6.抽取观点词(遍历stanford-parser生成的语法结构树,找到离特征词节点最近的观点词节点,具体参见下面代码)

 

代码:

这里给的代码直接略过了前面几步,输入为:分词后的句子和特征词,输出:该特征词的观点词。

 

 

package textAnalysis;

 

import java.io.StringReader;

import java.util.Iterator;

import java.util.List;

 

import edu.stanford.nlp.ling.HasWord;

import edu.stanford.nlp.parser.lexparser.LexicalizedParser;

import edu.stanford.nlp.process.Tokenizer;

import edu.stanford.nlp.trees.Tree;

import edu.stanford.nlp.trees.TreebankLanguagePack;

import edu.stanford.nlp.trees.international.pennchinese.ChineseTreebankLanguagePack;

 

public class DepedWordExtra {

 

    static String[] options = { "-MAX_ITEMS", "200000000" };

    static LexicalizedParser lp = new LexicalizedParser(

           "grammar/chinesePCFG.ser.gz", options);

 

    public static void main(String[] args) {

 

       String sentence = "老师 穿 着 一件 很 美丽 的 衣服";

       String keyword = "衣服";

       int kwIndex = 0;

       String sentArry[] = sentence.split(" ");

       for (int i = 0; i < sentArry.length; i++) {

           if (keyword.equals(sentArry[i])) {

              kwIndex = i;

              break;

           }

       }

       // System.out.println(kwIndex);

 

       extraDepWord(sentence, keyword);

 

    }

 

    private static void extraDepWord(String sentence, String keyword) {

       // TODO Auto-generated method stub

       TreebankLanguagePack tlp = new ChineseTreebankLanguagePack();

       Tokenizer<? extends HasWord> toke = tlp.getTokenizerFactory()

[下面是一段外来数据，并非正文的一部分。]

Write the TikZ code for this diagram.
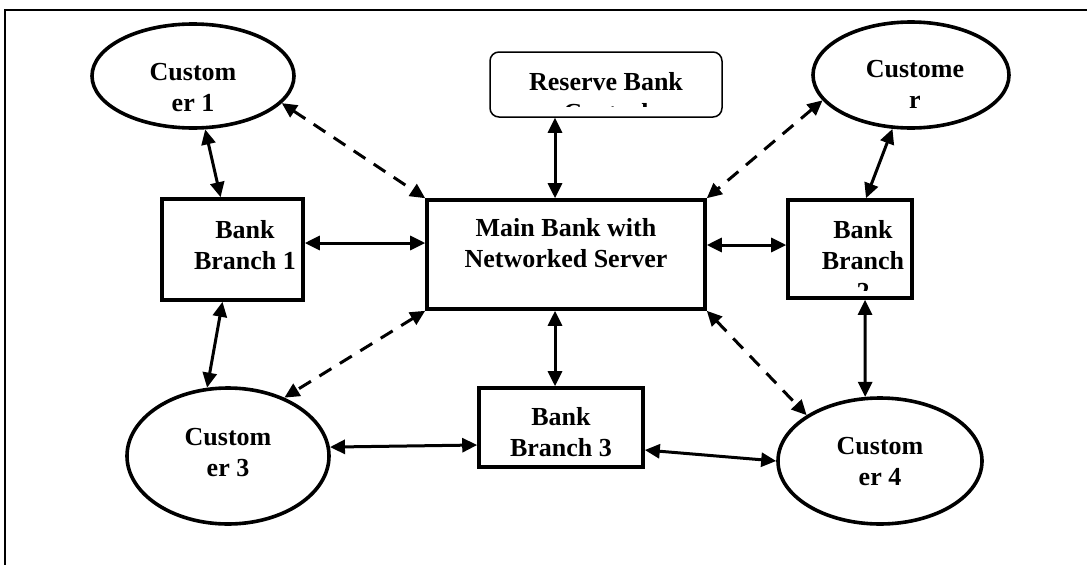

              .getTokenizer(new StringReader(sentence));

       List<? extends HasWord> sentList = toke.tokenize();

       Tree parse = lp.apply(sentList);

       List<Tree> leaves = parse.getLeaves();

 

       Iterator<Tree> it = leaves.iterator();

       while (it.hasNext()) {

           Tree leaf = it.next();

           if (leaf.nodeString().trim().equals(keyword)) {

              Tree start = leaf;

              start = start.parent(parse);

              String tag = start.value().toString().trim();

              boolean extraedflg = false;

              // 如果当前节点的父节点是NN,则遍历该父节点的父节点的兄弟节点

              if (tag.equals("NN") || tag.equals("VA")) {

                  for (int i = 0; i < parse.depth(); i++) {

                     start = start.parent(parse);

                     if (start.value().toString().trim().equals("ROOT")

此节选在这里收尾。